All this implies that the projects weren't testing the right stuff. The suggestion to spend more time thinking about error cases is probably a good one; in almost all cases people forget about the fascinating variety of ways in which things might fail. On the other hand, when you have a large number of permutations to test, things get a lot messier:
> The specific order of events is important in 88% of the failures that require multiple input events.
In cases like this, you get a lot more mileage out of Jepsen-style torture testing and QuickCheck-style property testing, where the code is tested with large numbers of random inputs. This simplifies the programmer's job a lot, since they're no longer responsible for intuiting an exact series of inputs that might make something fall over.
Of course, not all failures are even this difficult to flush out. It's interesting that the authors got quite quick and substantial gains from their code analysis tool, especially when you look at how simple it is:
> (i) the error handler is simply empty or only contains a log printing statement, (ii) the error handler aborts the cluster on an overly-general exception, and (iii) the error handler contains expressions like “FIXME” or “TODO” in the comments
I agree that lots of random thrashing is good. It may not find all the bugs but boy howdy it will shake out many of them. Where I work we have our 'bot army' that is 100's of programmed clients that log into the same space and thrash around, chatting and videoing and switching their mike and headset on and off. Its a threshold for a release, to run a week on the bot army without issues (crashes, leaks, stuck bots)

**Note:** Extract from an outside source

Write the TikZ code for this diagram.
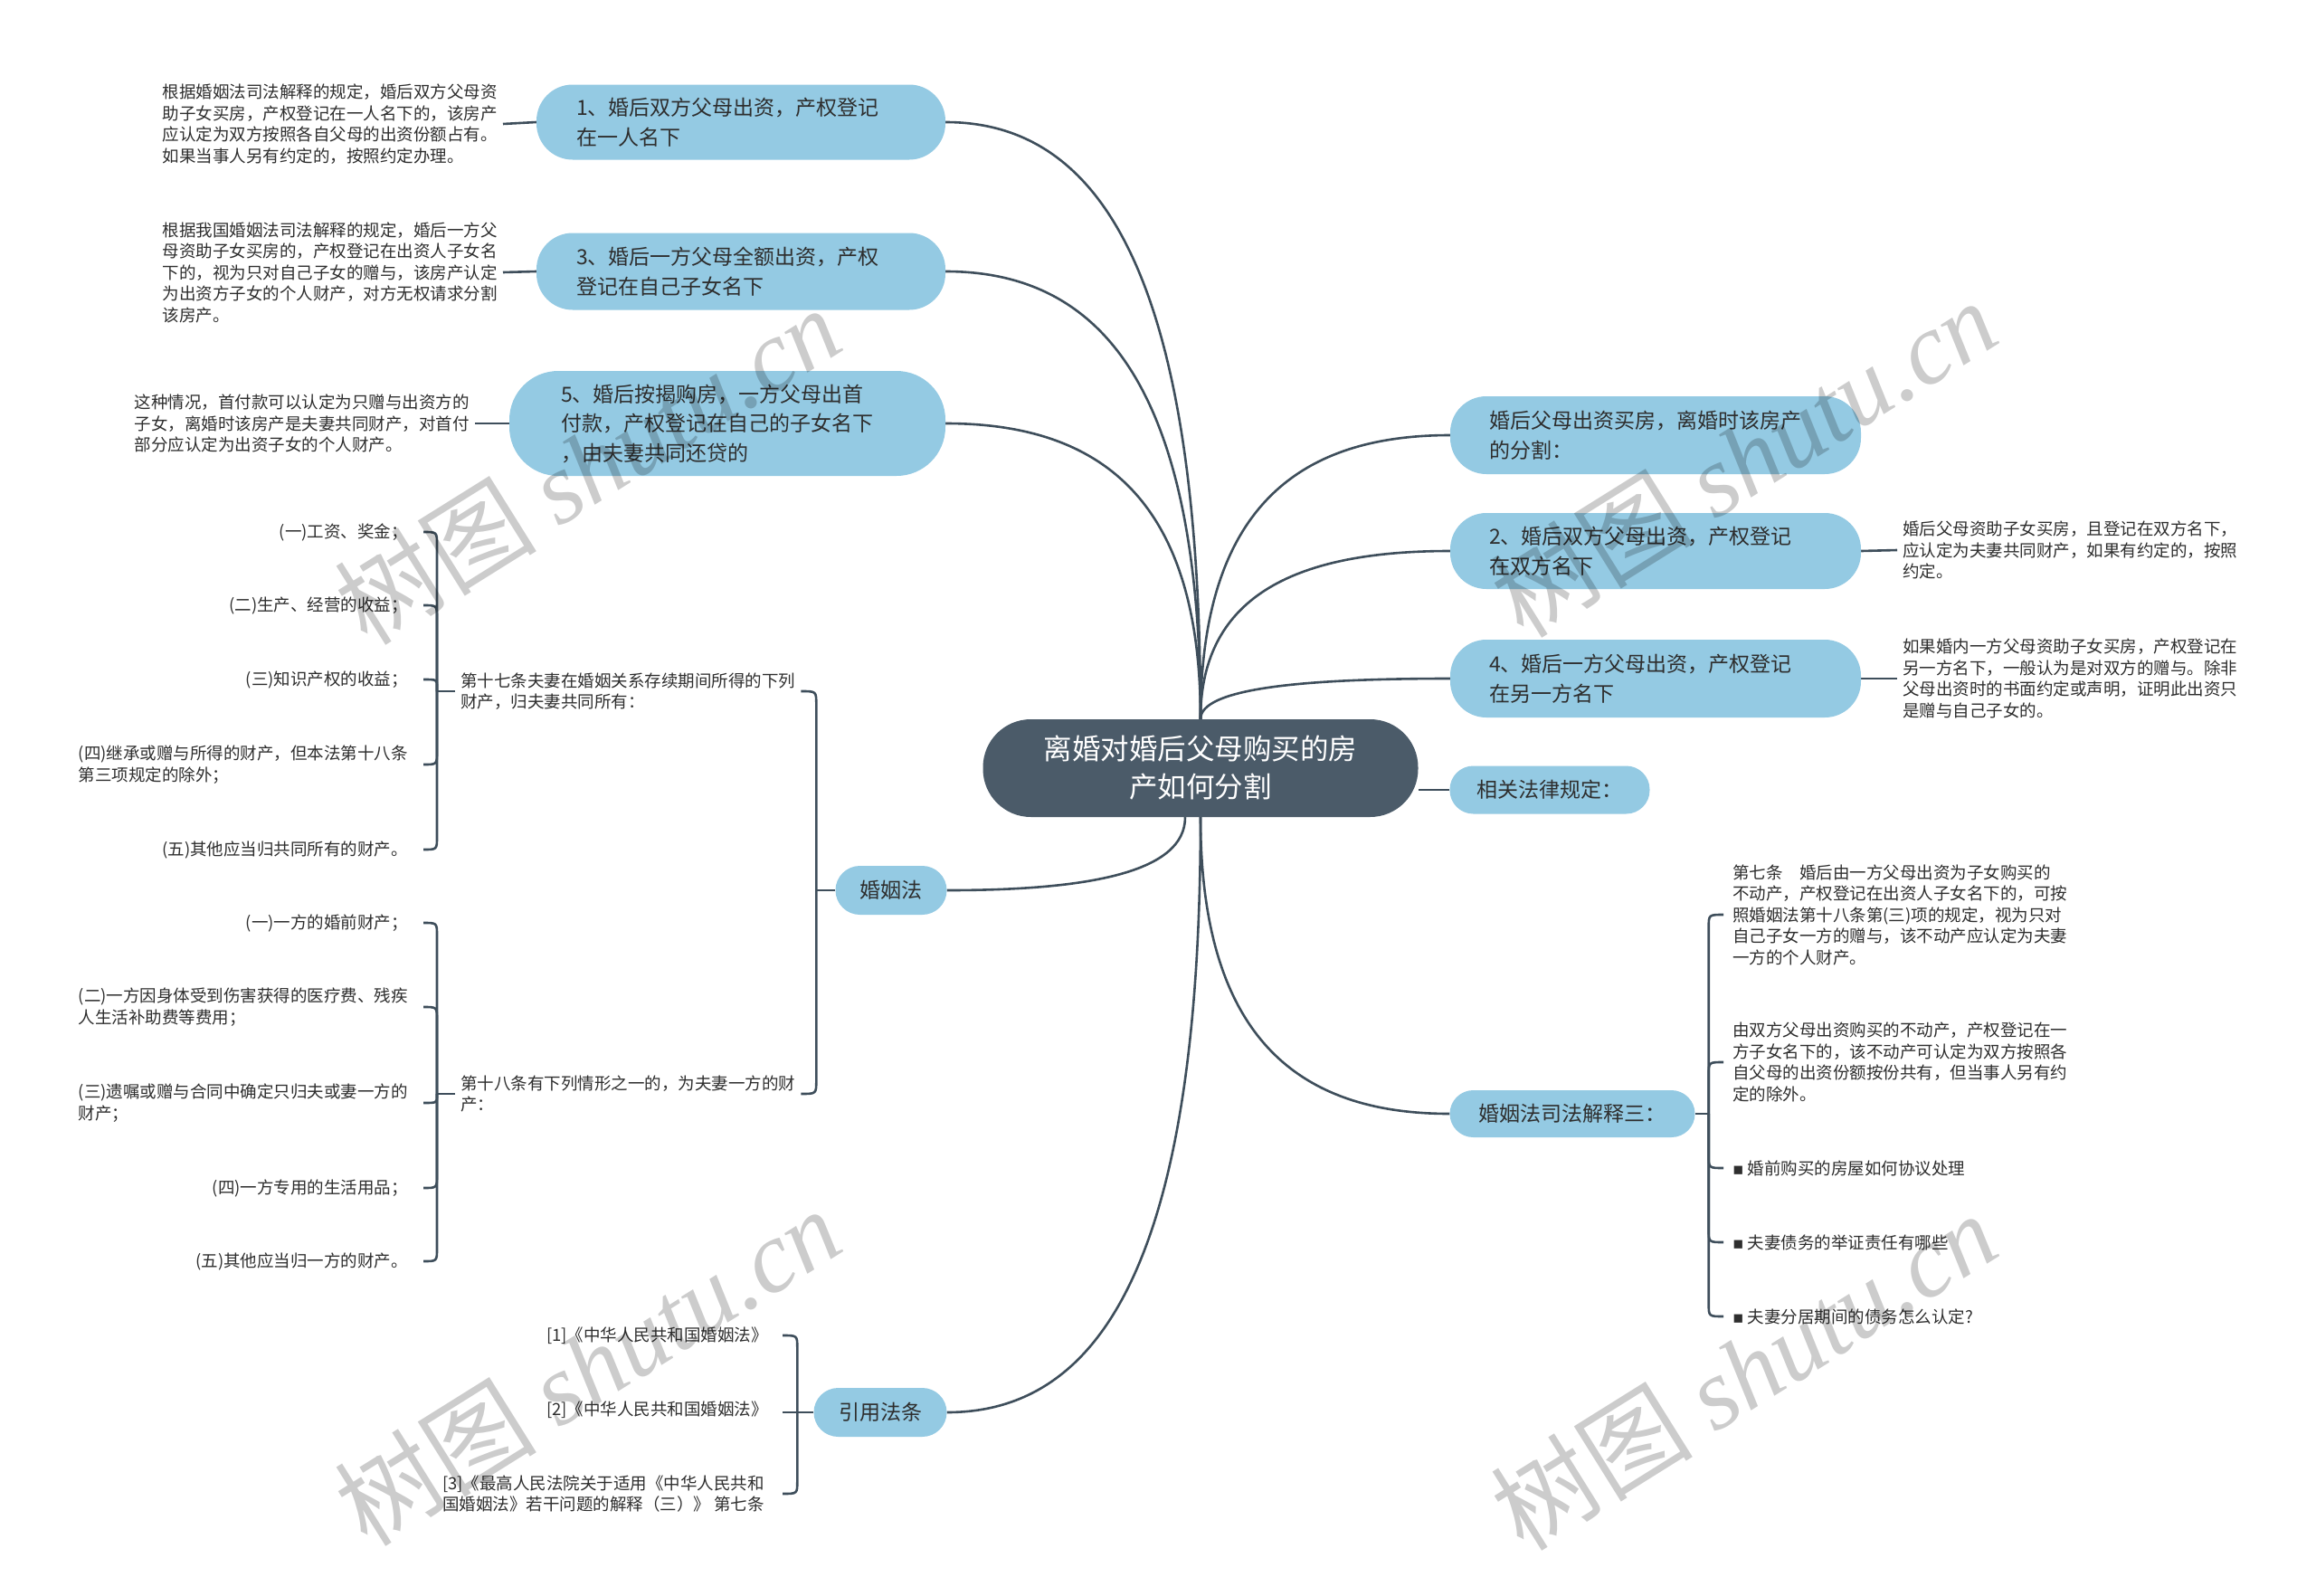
\documentclass[tikz,border=0pt]{standalone}
\usepackage{fontspec}
\setmainfont{Noto Sans CJK SC}
\newfontfamily\wmlatin{Liberation Serif}
\newfontfamily\symfnt{DejaVu Sans}
\usetikzlibrary{calc,backgrounds}
\definecolor{centralc}{HTML}{4B5B69}
\definecolor{bluec}{HTML}{94CAE3}
\definecolor{linec}{HTML}{3E4E5B}
\definecolor{txtc}{HTML}{2E2E2E}
\tikzset{
  conn/.style={draw=linec, line width=2.6pt},
  central/.style={fill=centralc, rounded corners=53pt, minimum width=481pt, minimum height=108pt,
    text=white, align=center, inner sep=0pt, font=\fontsize{31.5}{42}\selectfont},
  topic/.style={fill=bluec, rounded corners=40pt, text=txtc, inner sep=0pt,
    font=\fontsize{23}{32.5}\selectfont},
  note/.style={text=txtc, inner xsep=6pt, inner ysep=2pt, align=left,
    font=\fontsize{18.5}{23.5}\selectfont},
  wm/.style={text=black, text opacity=0.2, rotate=32, inner sep=0pt,
    font=\fontsize{112}{120}\selectfont}
}
\newcommand\mmcurve[2]{\draw[conn] (#1) .. controls ($(#1 |- #2)!0.25!(#1)$) and ($(#2)!0.6!(#2 -| #1)$) .. (#2);}
\newcommand\brhook[4]{\draw[conn] (#1) -- ($(#1 |- #2)+(0,#4)$) .. controls (#1 |- #2) .. (#3);}
\begin{document}
\begin{tikzpicture}[x=1pt,y=-1pt]
\begin{pgfonlayer}{background}
\fill[white] (0,0) rectangle (2560,1764);
\end{pgfonlayer}
\useasboundingbox (0,0) rectangle (2560,1764);

% central
\node[central] (c) at (1327,849) {离婚对婚后父母购买的房\\产如何分割};

% left topics
\node[topic, minimum width=452pt, minimum height=83pt, text width=364pt, align=left] (n1) at (819,135) {1、婚后双方父母出资，产权登记\\在一人名下};
\node[topic, minimum width=452pt, minimum height=85pt, text width=364pt, align=left] (n3) at (819,300) {3、婚后一方父母全额出资，产权\\登记在自己子女名下};
\node[topic, minimum width=482pt, minimum height=116pt, text width=368pt, align=left, rounded corners=54pt] (n5) at (804,468) {5、婚后按揭购房，一方父母出首\\付款，产权登记在自己的子女名下\\，由夫妻共同还贷的};

\node[note, anchor=east] (t1) at (556,137) {根据婚姻法司法解释的规定，婚后双方父母资\\助子女买房，产权登记在一人名下的，该房产\\应认定为双方按照各自父母的出资份额占有。\\如果当事人另有约定的，按照约定办理。};
\node[note, anchor=east] (t3) at (556,301) {根据我国婚姻法司法解释的规定，婚后一方父\\母资助子女买房的，产权登记在出资人子女名\\下的，视为只对自己子女的赠与，该房产认定\\为出资方子女的个人财产，对方无权请求分割\\该房产。};
\node[note, anchor=east] (t5) at (525,468) {这种情况，首付款可以认定为只赠与出资方的\\子女，离婚时该房产是夫妻共同财产，对首付\\部分应认定为出资子女的个人财产。};

% 婚姻法
\node[topic, minimum width=123pt, minimum height=54pt, rounded corners=27pt] (hy) at (985,984) {婚姻法};
\node[note, anchor=west] (a17) at (503,764) {第十七条夫妻在婚姻关系存续期间所得的下列\\财产，归夫妻共同所有：};
\node[note, anchor=west] (a18) at (503,1209) {第十八条有下列情形之一的，为夫妻一方的财\\产：};

\node[note, anchor=east] (b1) at (457,588) {(一)工资、奖金；};
\node[note, anchor=east] (b2) at (457,669) {(二)生产、经营的收益；};
\node[note, anchor=east] (b3) at (457,751) {(三)知识产权的收益；};
\node[note, anchor=east] (b4) at (457,845) {(四)继承或赠与所得的财产，但本法第十八条\\第三项规定的除外；};
\node[note, anchor=east] (b5) at (457,939) {(五)其他应当归共同所有的财产。};

\node[note, anchor=east] (d1) at (457,1020) {(一)一方的婚前财产；};
\node[note, anchor=east] (d2) at (457,1113) {(二)一方因身体受到伤害获得的医疗费、残疾\\人生活补助费等费用；};
\node[note, anchor=east] (d3) at (457,1219) {(三)遗嘱或赠与合同中确定只归夫或妻一方的\\财产；};
\node[note, anchor=east] (d4) at (457,1313) {(四)一方专用的生活用品；};
\node[note, anchor=east] (d5) at (457,1394) {(五)其他应当归一方的财产。};

% 引用法条
\node[topic, minimum width=147pt, minimum height=54pt, rounded corners=27pt] (yy) at (973,1561) {引用法条};
\node[note, anchor=east] (e1) at (855,1476) {[1]《中华人民共和国婚姻法》};
\node[note, anchor=east] (e2) at (855,1558) {[2]《中华人民共和国婚姻法》};
\node[note, anchor=east] (e3) at (851,1651) {[3]《最高人民法院关于适用《中华人民共和\\国婚姻法》若干问题的解释（三）》 第七条};

% right topics
\node[topic, minimum width=454pt, minimum height=86pt, text width=368pt, align=left] (r0) at (1830,481) {婚后父母出资买房，离婚时该房产\\的分割：};
\node[topic, minimum width=454pt, minimum height=84pt, text width=368pt, align=left] (n2) at (1830,609) {2、婚后双方父母出资，产权登记\\在双方名下};
\node[topic, minimum width=454pt, minimum height=86pt, text width=368pt, align=left] (n4) at (1830,750) {4、婚后一方父母出资，产权登记\\在另一方名下};
\node[topic, minimum width=221pt, minimum height=53pt, rounded corners=26pt] (rel) at (1713,873) {相关法律规定：};
\node[topic, minimum width=271pt, minimum height=52pt, rounded corners=26pt] (sf) at (1738,1231) {婚姻法司法解释三：};

\node[note, anchor=west] (s2) at (2097,608) {婚后父母资助子女买房，且登记在双方名下，\\应认定为夫妻共同财产，如果有约定的，按照\\约定。};
\node[note, anchor=west] (s4) at (2097,750) {如果婚内一方父母资助子女买房，产权登记在\\另一方名下，一般认为是对双方的赠与。除非\\父母出资时的书面约定或声明，证明此出资只\\是赠与自己子女的。};

\node[note, anchor=west] (f1) at (1909,1011) {第七条　婚后由一方父母出资为子女购买的\\不动产，产权登记在出资人子女名下的，可按\\照婚姻法第十八条第(三)项的规定，视为只对\\自己子女一方的赠与，该不动产应认定为夫妻\\一方的个人财产。};
\node[note, anchor=west] (f2) at (1909,1174) {由双方父母出资购买的不动产，产权登记在一\\方子女名下的，该不动产可认定为双方按照各\\自父母的出资份额按份共有，但当事人另有约\\定的除外。};
\node[note, anchor=west] (f3) at (1909,1291) {{\symfnt ▪}\ 婚前购买的房屋如何协议处理};
\node[note, anchor=west] (f4) at (1909,1373) {{\symfnt ▪}\ 夫妻债务的举证责任有哪些};
\node[note, anchor=west] (f5) at (1909,1455) {{\symfnt ▪}\ 夫妻分居期间的债务怎么认定?};

% join points
\coordinate (cs2) at ([xshift=-17pt]c.south);
\coordinate (j17) at ($(a17.west)+(-20,0)$);
\coordinate (j18) at ($(a18.west)+(-20,0)$);
\coordinate (jhy) at ($(hy.west)+(-21,0)$);
\coordinate (jyy) at ($(yy.west)+(-18,0)$);
\coordinate (jsf) at ($(sf.east)+(15,0)$);

\begin{pgfonlayer}{background}
% central branches
\mmcurve{c.north}{n1.east}
\mmcurve{c.north}{n3.east}
\mmcurve{c.north}{n5.east}
\mmcurve{c.north}{r0.west}
\mmcurve{c.north}{n2.west}
\mmcurve{c.north}{n4.west}
\mmcurve{cs2}{hy.east}
\mmcurve{c.south}{yy.east}
\mmcurve{c.south}{sf.west}
\draw[conn] (rel.west) -- (rel.west -| c.east);
% leaf links
\draw[conn] (t1.east) -- (n1.west);
\draw[conn] (t3.east) -- (n3.west);
\draw[conn] (t5.east) -- (n5.west);
\draw[conn] (n2.east) -- (s2.west);
\draw[conn] (n4.east) -- (s4.west);
% 婚姻法 brackets
\draw[conn] (hy.west) -- (jhy);
\brhook{jhy}{a17.east}{a17.east}{15}
\brhook{jhy}{a18.east}{a18.east}{-15}
\draw[conn] (a17.west) -- (j17);
\draw[conn] (a18.west) -- (j18);
\brhook{j17}{b1.east}{[xshift=11pt]b1.east}{14}
\brhook{j17}{b2.east}{[xshift=11pt]b2.east}{14}
\brhook{j17}{b3.east}{[xshift=11pt]b3.east}{8}
\brhook{j17}{b4.east}{[xshift=11pt]b4.east}{-14}
\brhook{j17}{b5.east}{[xshift=11pt]b5.east}{-14}
\brhook{j18}{d1.east}{[xshift=11pt]d1.east}{14}
\brhook{j18}{d2.east}{[xshift=11pt]d2.east}{14}
\brhook{j18}{d3.east}{[xshift=11pt]d3.east}{-8}
\brhook{j18}{d4.east}{[xshift=11pt]d4.east}{-14}
\brhook{j18}{d5.east}{[xshift=11pt]d5.east}{-14}
% 引用法条 bracket
\draw[conn] (yy.west) -- (jyy);
\brhook{jyy}{e1.east}{[xshift=10pt]e1.east}{14}
\draw[conn] (jyy) -- ($(jyy -| e2.east)+(10,0)$);
\brhook{jyy}{e3.east}{[xshift=14pt]e3.east}{-14}
% 司法解释三 bracket
\draw[conn] (sf.east) -- (jsf);
\brhook{jsf}{f1.west}{[xshift=-4pt]f1.west}{14}
\brhook{jsf}{f2.west}{[xshift=-4pt]f2.west}{14}
\brhook{jsf}{f3.west}{[xshift=-4pt]f3.west}{-14}
\brhook{jsf}{f4.west}{[xshift=-4pt]f4.west}{-14}
\brhook{jsf}{f5.west}{[xshift=-4pt]f5.west}{-14}
\end{pgfonlayer}

% watermarks
\node[wm] (w1) at (649,514) {树图 {\wmlatin\itshape shutu.cn}};
\node[wm] (w2) at (1927,506) {树图 {\wmlatin\itshape shutu.cn}};
\node[wm] (w3) at (649,1510) {树图 {\wmlatin\itshape shutu.cn}};
\node[wm] (w4) at (1927,1515) {树图 {\wmlatin\itshape shutu.cn}};
\end{tikzpicture}
\end{document}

When I did my first greenfield TDD project, I was utterly amazed by the low defect rate (3 in a year, only one really related to coding) we achieved with a fairly relaxed attitude towards comprehensive code coverage and edge cases.
This seems to be related to a slightly different observation, which is that most of the really awful/pernicious bugs tend to be super simple/stupid once you have found them. You know, the "slap your forehead" type of bugs that you just couldn't see because they were too obvious.
My suspicion was that firing even a few monte-carlo rays into that potentially huge state/argument space is sufficient to induce writing the correct code in the vast majority of cases, it's great to see pretty convincing empirical evidence for it (rather than just anecdotal).
Of course, we all "know" that testing is insufficient, after all Dijkstra said so. Did I mention I love the name "This will never work in theory"?